ADN simple brin et protéine
Que ce soit chez les protozoaires ciliés, la levure ou le mammifère, l'ADN télomérique se termine par une extension ADN simple brin. Chez la levure bourgeonnante ( Saccharomyces cerevisiae), la protéine Cdc13 se fixe à cet ADN simple brin, protégeant ainsi le bout des chromosomes, et recrute la télomérase. Chez un protozoaire cilié ( Oxytricha nova), la protéine TEBP se fixe à cet ADN télomérique simple brin et semble agir, d'après sa structure, comme une coiffe protectrice à l'extrémité des chromosomes.
En examinant les bases de données des génomes de divers organismes séquencés, les Drs Bauman et Cech se sont aperçus que la levure de fission ( Schizosaccharomyces pombe) possède un gène codant pour une protéine partiellement similaire à la protéine TEBP du protozoaire cilié. Les chercheurs ont nommé ce gène de la levure S. pombe : Pot1 (pour Protection of Telomeres).

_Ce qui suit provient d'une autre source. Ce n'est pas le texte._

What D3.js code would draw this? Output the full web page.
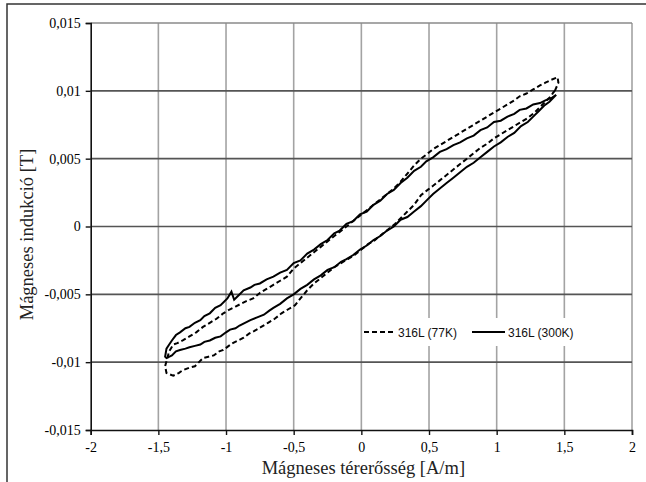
<!DOCTYPE html>
<html><head><meta charset="utf-8">
<script src="https://cdn.jsdelivr.net/npm/d3@7/dist/d3.min.js"></script>
<style>html,body{margin:0;padding:0;background:#fff;}svg{display:block;}</style>
</head><body>
<svg id="c" width="646" height="482"></svg>
<script>
// ---- data ----
const xTicks = [-2, -1.5, -1, -0.5, 0, 0.5, 1, 1.5, 2];
const xTickLabels = ["-2", "-1,5", "-1", "-0,5", "0", "0,5", "1", "1,5", "2"];
const yTicks = [0.015, 0.01, 0.005, 0, -0.005, -0.01, -0.015];
const yTickLabels = ["0,015", "0,01", "0,005", "0", "-0,005", "-0,01", "-0,015"];
const xTitle = "Mágneses térerősség [A/m]";
const yTitle = "Mágneses indukció [T]";
const seriesNames = ["316L (77K)", "316L (300K)"];

// 316L (300K): loop path H [A/m]
const h300 = [1.44,1.41,1.36,1.32,1.27,1.22,1.17,1.13,1.08,1.03,0.98,0.93,0.88,0.83,0.78,0.73,0.68,0.63,0.58,0.53,0.48,0.44,0.39,0.34,0.29,0.24,0.19,0.14,0.09,0.04,-0.01,-0.06,-0.11,-0.16,-0.20,-0.25,-0.30,-0.35,-0.40,-0.45,-0.50,-0.55,-0.60,-0.65,-0.70,-0.75,-0.79,-0.82,-0.87,-0.91,-0.94,-0.96,-0.99,-1.04,-1.08,-1.12,-1.16,-1.19,-1.23,-1.27,-1.30,-1.34,-1.37,-1.40,-1.42,-1.44,-1.45,
  -1.44,-1.40,-1.37,-1.34,-1.30,-1.27,-1.23,-1.19,-1.16,-1.12,-1.08,-1.04,-1.00,-0.97,-0.93,-0.90,-0.86,-0.82,-0.77,-0.72,-0.68,-0.65,-0.60,-0.55,-0.50,-0.45,-0.40,-0.35,-0.30,-0.25,-0.20,-0.15,-0.11,-0.06,-0.01,0.04,0.09,0.14,0.19,0.24,0.29,0.34,0.39,0.44,0.49,0.53,0.58,0.63,0.68,0.73,0.78,0.83,0.88,0.93,0.98,1.03,1.08,1.13,1.18,1.23,1.27,1.31,1.35,1.39,1.42,1.44];
// 316L (300K): B [T]
const b300 = [0.0097,0.0095,0.0093,0.0091,0.0090,0.0087,0.0086,0.0083,0.0081,0.0078,0.0077,0.0073,0.0071,0.0067,0.0065,0.0062,0.0060,0.0057,0.0055,0.0051,0.0048,0.0044,0.0041,0.0036,0.0032,0.0027,0.0024,0.0019,0.0016,0.0011,0.0009,0.0004,0.0002,-0.0003,-0.0005,-0.0010,-0.0013,-0.0017,-0.0020,-0.0025,-0.0027,-0.0032,-0.0034,-0.0037,-0.0039,-0.0042,-0.0043,-0.0045,-0.0047,-0.0051,-0.0054,-0.0048,-0.0053,-0.0058,-0.0060,-0.0064,-0.0066,-0.0069,-0.0071,-0.0074,-0.0075,-0.0078,-0.0080,-0.0084,-0.0087,-0.0090,-0.0096,
  -0.0097,-0.0095,-0.0092,-0.0091,-0.0090,-0.0089,-0.0088,-0.0087,-0.0085,-0.0084,-0.0082,-0.0081,-0.0078,-0.0076,-0.0075,-0.0073,-0.0071,-0.0069,-0.0067,-0.0065,-0.0062,-0.0060,-0.0057,-0.0053,-0.0050,-0.0046,-0.0043,-0.0039,-0.0036,-0.0032,-0.0030,-0.0026,-0.0024,-0.0021,-0.0017,-0.0014,-0.0010,-0.0007,-0.0003,0.0000,0.0005,0.0007,0.0011,0.0015,0.0020,0.0024,0.0028,0.0032,0.0036,0.0040,0.0044,0.0047,0.0051,0.0055,0.0059,0.0062,0.0066,0.0069,0.0074,0.0077,0.0081,0.0085,0.0089,0.0092,0.0095,0.0097];

// 316L (77K): loop path H [A/m]
const h77 = [1.43,1.456,1.45,1.40,1.36,1.32,1.27,1.22,1.17,1.13,1.08,1.03,0.98,0.93,0.88,0.83,0.78,0.73,0.68,0.63,0.58,0.53,0.48,0.44,0.39,0.34,0.29,0.24,0.19,0.14,0.09,0.04,-0.01,-0.06,-0.11,-0.16,-0.20,-0.25,-0.30,-0.35,-0.40,-0.45,-0.50,-0.55,-0.60,-0.65,-0.70,-0.75,-0.80,-0.85,-0.89,-0.93,-0.97,-1.02,-1.07,-1.12,-1.17,-1.22,-1.27,-1.32,-1.36,-1.39,-1.42,-1.45,
  -1.44,-1.39,-1.35,-1.32,-1.27,-1.23,-1.20,-1.17,-1.13,-1.09,-1.05,-1.02,-0.98,-0.95,-0.91,-0.87,-0.83,-0.79,-0.74,-0.69,-0.64,-0.59,-0.54,-0.49,-0.45,-0.40,-0.35,-0.30,-0.25,-0.20,-0.15,-0.10,-0.05,0.00,0.05,0.10,0.15,0.20,0.25,0.30,0.34,0.39,0.44,0.49,0.53,0.58,0.63,0.68,0.73,0.78,0.83,0.88,0.93,0.98,1.03,1.08,1.13,1.18,1.23,1.28,1.32,1.37,1.40,1.42,1.43];
// 316L (77K): B [T]
const b77 = [0.0100,0.0106,0.0110,0.0108,0.0106,0.0104,0.0101,0.0098,0.0096,0.0093,0.0090,0.0087,0.0084,0.0081,0.0078,0.0075,0.0072,0.0069,0.0066,0.0063,0.0060,0.0057,0.0053,0.0050,0.0045,0.0039,0.0033,0.0028,0.0024,0.0020,0.0016,0.0012,0.0008,0.0004,0.0000,-0.0004,-0.0007,-0.0011,-0.0015,-0.0019,-0.0023,-0.0027,-0.0031,-0.0037,-0.0040,-0.0043,-0.0046,-0.0049,-0.0053,-0.0055,-0.0057,-0.0059,-0.0061,-0.0064,-0.0068,-0.0071,-0.0074,-0.0078,-0.0081,-0.0084,-0.0086,-0.0087,-0.0092,-0.0103,
  -0.0108,-0.0110,-0.0108,-0.0106,-0.0104,-0.0103,-0.0100,-0.0097,-0.0096,-0.0095,-0.0092,-0.0091,-0.0088,-0.0086,-0.0084,-0.0082,-0.0079,-0.0077,-0.0074,-0.0071,-0.0068,-0.0064,-0.0061,-0.0058,-0.0053,-0.0047,-0.0042,-0.0038,-0.0034,-0.0030,-0.0027,-0.0024,-0.0021,-0.0017,-0.0013,-0.0010,-0.0006,-0.0002,0.0002,0.0007,0.0011,0.0016,0.0023,0.0027,0.0030,0.0034,0.0038,0.0042,0.0046,0.0050,0.0054,0.0058,0.0061,0.0065,0.0068,0.0071,0.0074,0.0077,0.0080,0.0084,0.0088,0.0093,0.0096,0.0099,0.0100];

// ---- chart ----
const svg = d3.select("#c");
const L = 90.7, R = 632, T = 23, B = 430;
const x = d3.scaleLinear().domain([-2, 2]).range([L, R]);
const y = d3.scaleLinear().domain([-0.015, 0.015]).range([B, T]);

// outer frame (top & left visible)
svg.append("path").attr("d", `M7,482 L7,4 L646,4`).attr("fill", "none")
  .attr("stroke", "#333").attr("stroke-width", 1.5);

// vertical gridlines
svg.append("g").selectAll("line").data(xTicks.filter(d => d > -2)).join("line")
  .attr("x1", d => x(d)).attr("x2", d => x(d)).attr("y1", T).attr("y2", B)
  .attr("stroke", "#a3a3a3").attr("stroke-width", 1.6);
// horizontal gridlines
svg.append("g").selectAll("line").data(yTicks.filter(d => d > -0.015)).join("line")
  .attr("x1", L).attr("x2", R).attr("y1", d => y(d)).attr("y2", d => y(d))
  .attr("stroke", d => d === 0.015 ? "#8a8a8a" : "#555").attr("stroke-width", 1.6);

// axes
const xAxis = d3.axisBottom(x).tickValues(xTicks).tickFormat((d, i) => xTickLabels[i])
  .tickSize(5).tickPadding(7);
const yAxis = d3.axisLeft(y).tickValues(yTicks).tickFormat((d, i) => yTickLabels[i])
  .tickSize(5).tickPadding(5);
const gx = svg.append("g").attr("transform", `translate(0,${B})`).call(xAxis);
const gy = svg.append("g").attr("transform", `translate(${L},0)`).call(yAxis);
[gx, gy].forEach(g => {
  g.select(".domain").attr("stroke", "#111").attr("stroke-width", 1.6);
  g.selectAll(".tick line").attr("stroke", "#111").attr("stroke-width", 1.4);
  g.selectAll("text").attr("font-family", "'Liberation Serif', 'Times New Roman', serif")
    .attr("font-size", 14).attr("fill", "#000");
});

// series
const line = d3.line().x(d => x(d[0])).y(d => y(d[1]));
const d77 = h77.map((h, i) => [h, b77[i]]);
const d300 = h300.map((h, i) => [h, b300[i]]);
svg.append("path").datum(d77).attr("d", line).attr("fill", "none")
  .attr("stroke", "#000").attr("stroke-width", 2).attr("stroke-dasharray", "5,3");
svg.append("path").datum(d300).attr("d", line).attr("fill", "none")
  .attr("stroke", "#000").attr("stroke-width", 2);

// legend
const lg = svg.append("g");
lg.append("rect").attr("x", 364).attr("y", 318).attr("width", 216).attr("height", 28).attr("fill", "#fff");
const ly = 332;
lg.append("line").attr("x1", 364).attr("x2", 396).attr("y1", ly).attr("y2", ly)
  .attr("stroke", "#000").attr("stroke-width", 2).attr("stroke-dasharray", "5,3");
lg.append("text").attr("x", 398).attr("y", ly + 4.5).text(seriesNames[0])
  .attr("font-family", "'Liberation Sans', Arial, sans-serif").attr("font-size", 12).attr("fill", "#111");
lg.append("line").attr("x1", 472).attr("x2", 505).attr("y1", ly).attr("y2", ly)
  .attr("stroke", "#000").attr("stroke-width", 2);
lg.append("text").attr("x", 508).attr("y", ly + 4.5).text(seriesNames[1])
  .attr("font-family", "'Liberation Sans', Arial, sans-serif").attr("font-size", 12).attr("fill", "#111");

// titles
svg.append("text").attr("x", (L + R) / 2 + 2).attr("y", 474).attr("text-anchor", "middle")
  .attr("font-family", "'Liberation Serif', 'Times New Roman', serif").attr("font-size", 18.5)
  .attr("fill", "#222").text(xTitle);
svg.append("text").attr("transform", `translate(33,${(T + B) / 2 + 8}) rotate(-90)`)
  .attr("text-anchor", "middle")
  .attr("font-family", "'Liberation Serif', 'Times New Roman', serif").attr("font-size", 18.5)
  .attr("fill", "#222").text(yTitle);
</script>
</body></html>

A la différence du protozoaire cilié, la levure se prête bien aux expériences génétiques. Les chercheurs ont inactivé le gène Pot1 chez la levure afin de comprendre exactement le rôle joué in vivo par la protéine. La délétion du gène Pot1 chez la levure a un effet immédiat sur la stabilité des chromosomes, qui ne se maintiennent plus selon une forme linéaire normale et perdent rapidement leur ADN télomérique. « Nous avons maintenant apporté la preuve que ce groupe de protéines joue un rôle pivot en prévenant la dégradation rapide des extrémités des chromosomes in vivo », notent les chercheurs.
Les chercheurs ont ensuite identifié une protéine homologue de POT1 chez l'homme (hPOT1). La protéine POT1 humaine se fixe bien in vitro à l'ADN télomérique humain. Il reste maintenant à savoir si la hPot1 protège aussi les télomères humains, comme son homologue le fait chez la levure. Il reste aussi a savoir si POT1, comme la protéine Cdc13, recrute la télomérase à l'extrémité des chromosomes.
Des perspectives dans le cancer ?
Il est trop tôt pour savoir quelles seront les implications médicales de cette découverte. Puisque la réplication des télomères est un processus qui est actif dans la plupart des cancers, la protéine POT1 pourrait jouer un rôle en régulant la réplication des télomères. « S'il en est ainsi, des médicaments qui empêchent POT1 de se fixer à l'ADN pourraient offrir de nouveaux agents anticancéreux », observe le Dr Cech dans le communiqué. Cela pourrait aussi déboucher sur des agents freinant le vieillissement cellulaire. Mais « on ne le saura qu'avec le temps », ajoute le Dr Bauman.
« Science » du 11 mai 2001, pp. 1171 et 1075.